1.) Would you have created Carry without Game Chef's initial shove?

Um...

thanks! Did you have similar or different experiences with pitching and demoing Perfect?


I also started my demo pitch by referencing stuff.
Typically I'd reference 1984 and Pride and Prejudice.
If the person gave me an, "pfffft. books. who reads books?" vibe then I'd reference Paranoia and A Clockwork Orange instead.

My original pitch involved the words: harsh. authoritarian. dystopic. controlling. exacting.

Something to the tune of, "Perfect is set in a fictional country called Cadence. It's parallel to Victorian England, but has come under the grasp of a nightmarish, dystopic government. The Inspectors are controlling and exacting - and you are a criminal who fights their grasp...." yada, yada, yada. really wordy and slightly tedious.

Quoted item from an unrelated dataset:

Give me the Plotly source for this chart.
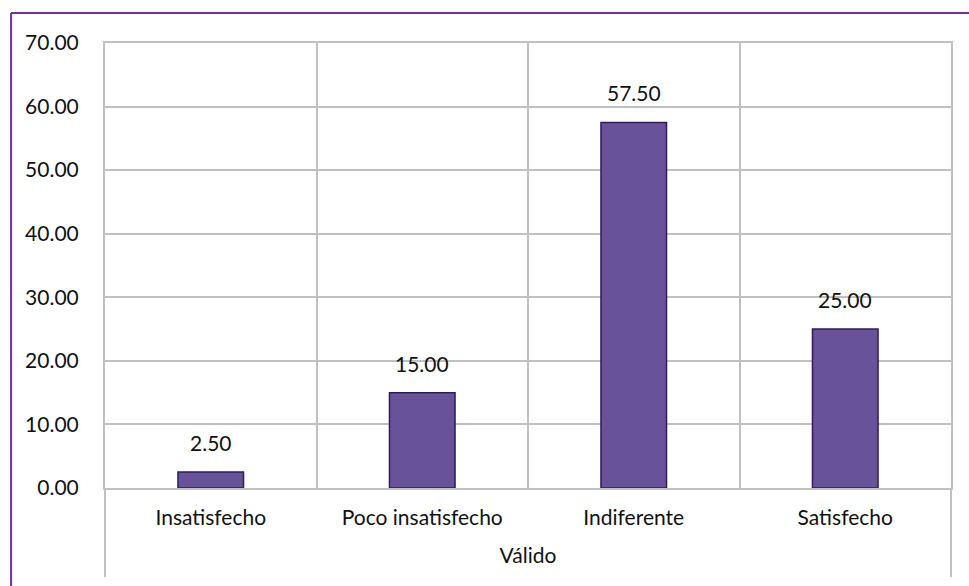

Then Tony pitched/demo'd the game to ME. And his pitch was totally different.
And he gave me pointers.

my new pitch involved the words: Gone horribly wrong. rebel. Criminal. against the law.

Something to the tune of, "There once was this Victorian society, and things were kind of on the downslope. Then there was a huge societal reform. To some, it was the best thing ever: everything ran like clockwork. To others, it was a nightmare: The reason it ran like clockwork was because humanity had been stripped from society. You hate this society. You are a kink in the system - something the Inspectors want to find and fix. You are a criminal. Love is against the law. Self-expression is against the law. Relationships outside of marriage - against the law. YOU - AGAINST THE LAW."